Segundo a proposta aprovada, 729,5 milhões de euros do montante total de 832,4 milhões de euros do FFD são para a descentralização no âmbito da Educação. A proposta inicial previa para a Educação até 718.750.480 euros.

O OE2022 estabelece ainda a suspensão “excecional” de algumas regras orçamentais e o aumento para 40% da margem de endividamento dos municípios “exclusivamente para assegurar o financiamento nacional de projetos cofinanciados na componente de investimento não elegível".

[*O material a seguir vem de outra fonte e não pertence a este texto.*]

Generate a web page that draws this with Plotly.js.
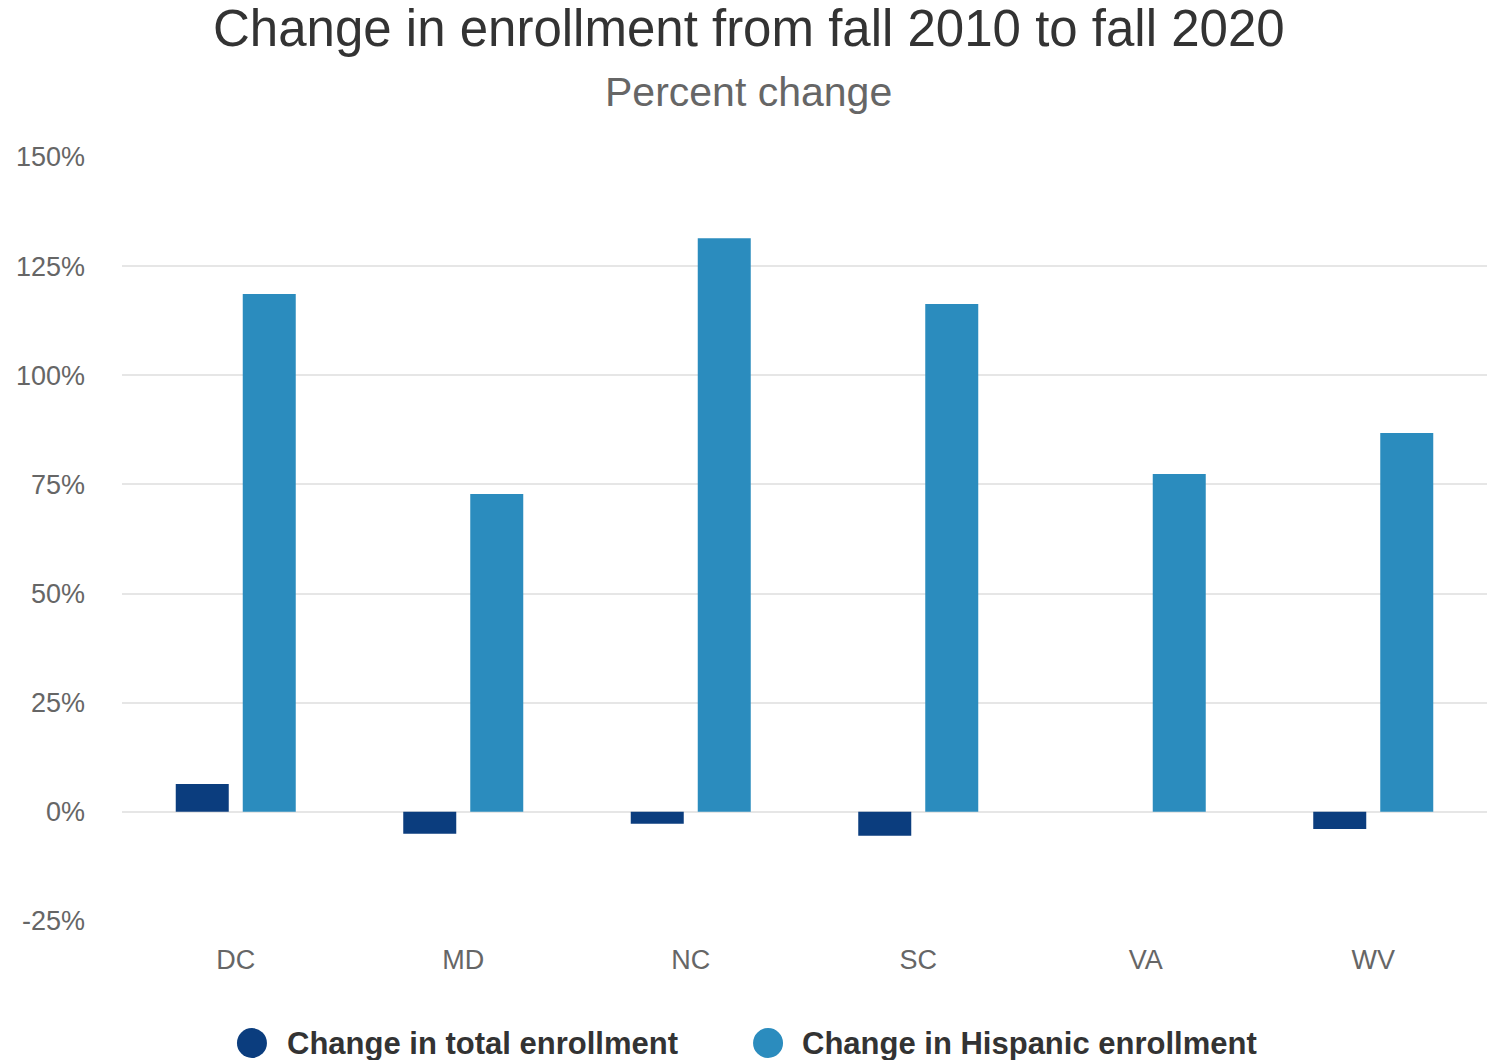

Educação, Saúde e Ação Social

No caso da Educação, a lei transfere escolas do ensino básico e secundário para o município, que fica responsável pelo planeamento da oferta educativa, do transporte escolar, do investimento nos edifícios escolares, da gestão da ação social escolar, do fornecimento de refeições, da gestão das residências escolares e da vigilância e segurança dos equipamentos educativos (em articulação com as forças de segurança).

Os municípios passam a ser responsáveis pelo “recrutamento, seleção e gestão do pessoal não docente, transferindo-se o vínculo do Ministério da Educação”.

No caso da Saúde, é transferido para o município a responsabilidade pela gestão operacional e financeira dos centros de saúde do Serviço Nacional de Saúde (SNS) disponíveis à população na sua área geográfica, designadamente a manutenção, conservação e gestão dos equipamentos e serviços de apoio logístico.

Na Saúde está prevista a transferência de cerca de 1.800 trabalhadores, 600 equipamentos e 900 edifícios para os municípios.

Já na Ação Social, entre outras competências, transfere-se para o município a responsabilidade pelo desenvolvimento de programas de promoção de conforto habitacional para pessoas idosas, pelo serviço de atendimento e de acompanhamento social, pela atribuição de prestações pecuniárias em situações de carência económica, pela celebração e acompanhamento dos contratos do rendimento social de inserção (RSI) e pelo apoio à família para crianças que frequentam o ensino pré-escolar da rede pública.